A hiring manager reads the first line of your cover letter and decides, in a second or two, whether to keep going. "I am writing to apply for the position of..." tells them nothing they did not already know from the subject line. The opening is the one spot where you can earn the rest of the read. Spend it well.
Why the opening line carries so much weight
Most cover letters open the same way, so most get skimmed and set aside. A specific, confident first sentence breaks the pattern. It signals you wrote this letter for this job, not a template you blast to fifty employers. That signal alone moves you up the pile.
Hook types that work
There is no single right opening, but a few reliable shapes:
Lead with a result
Name something you achieved that maps to what they need.
In my last role I grew organic traffic 140% in a year. Your posting for a Content Lead is exactly the kind of challenge I want next.
It is concrete, it is relevant, and it puts a number in front of them immediately.

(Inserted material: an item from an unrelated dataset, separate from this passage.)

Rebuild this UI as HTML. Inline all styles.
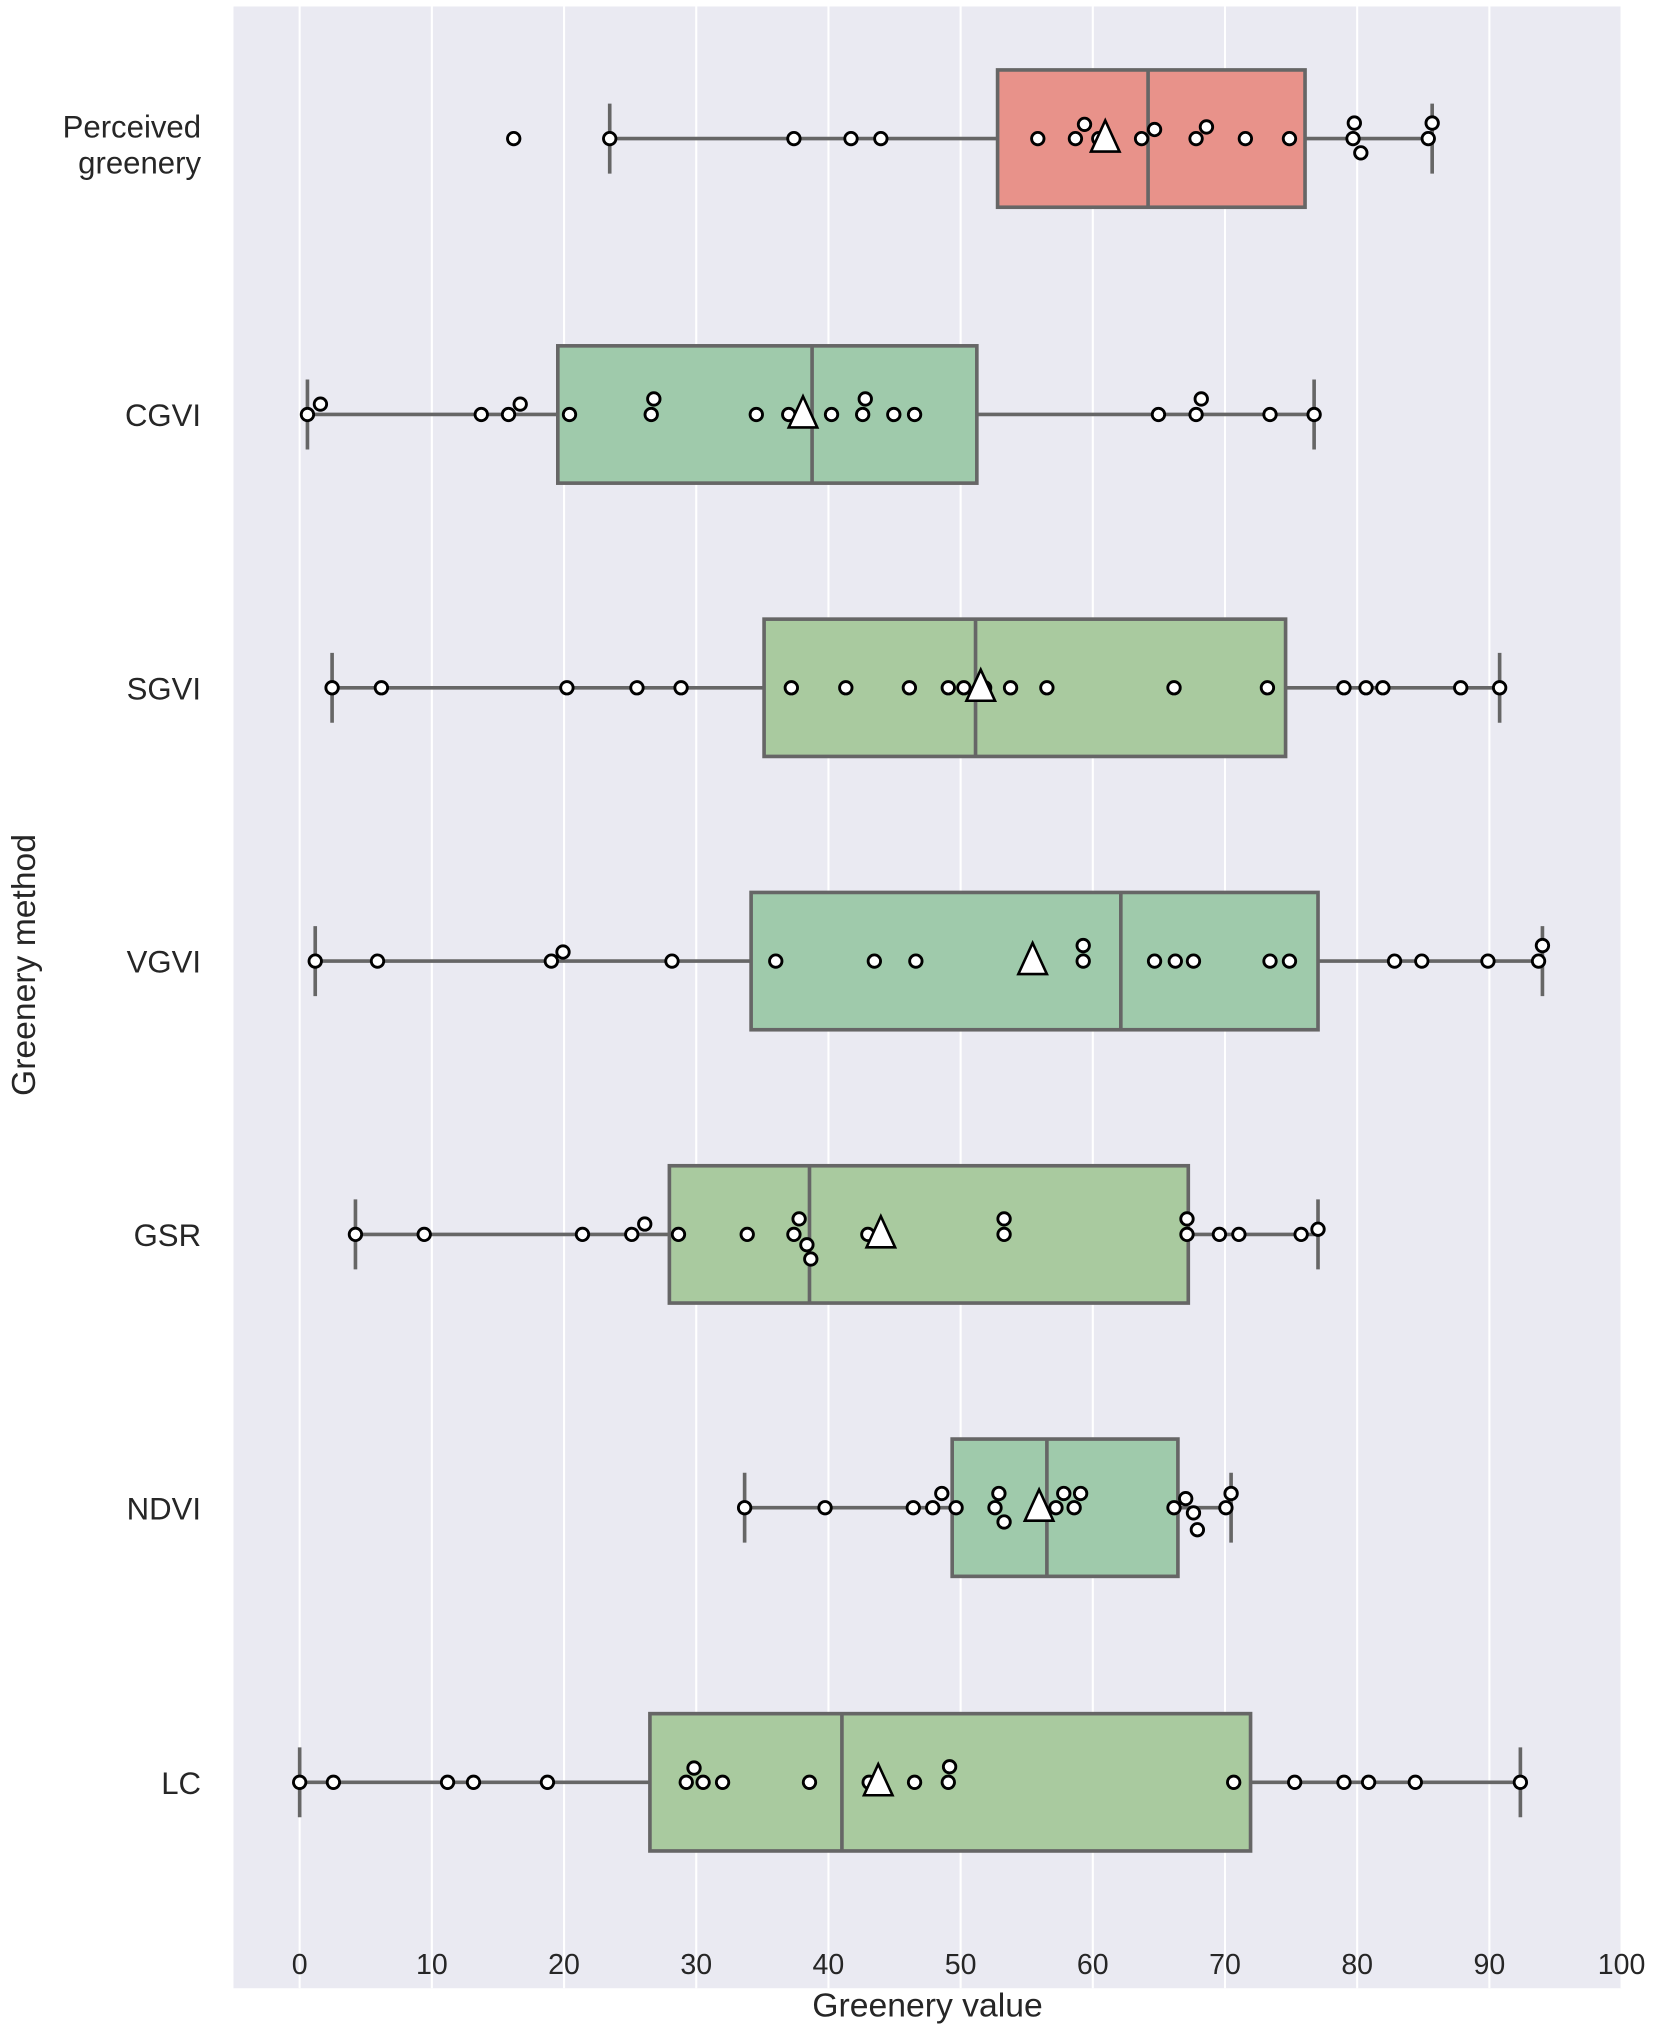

Lead with genuine connection to the company
Show you know them, specifically.
I have recommended your budgeting app to three friends this year. When I saw you were hiring a product manager, I had to write.
This only works if it is true. Generic flattery ("I have always admired your industry-leading brand") reads worse than a plain opening.
Lead with the problem you solve
Speak to a pain the role exists to fix.
Scaling support without losing response quality is hard. I spent two years doing exactly that, and your Customer Success opening is where I want to do it again.
What to cut
Skip these openers entirely:
- "I am writing to express my interest in..." — every letter says this.
- "My name is..." — it is on the letter already.
- "To whom it may concern" plus a generic summary — find the hiring manager's name if you can.
If your first sentence could sit on top of any cover letter for any job, rewrite it.
Make it match the rest
A great hook followed by a flat body is a letdown. Whatever you open with, deliver on it in the next paragraph. If you led with a result, expand it. If you led with a connection, explain what you would bring. The hook is a promise; the body keeps it. For more on the structure that follows, our piece on the three-paragraph cover letter framework picks up where this leaves off.
Write the hook last if it helps. Draft the body, then go back and craft an opening that earns it. Two strong sentences at the top are worth more than a polished middle nobody reaches.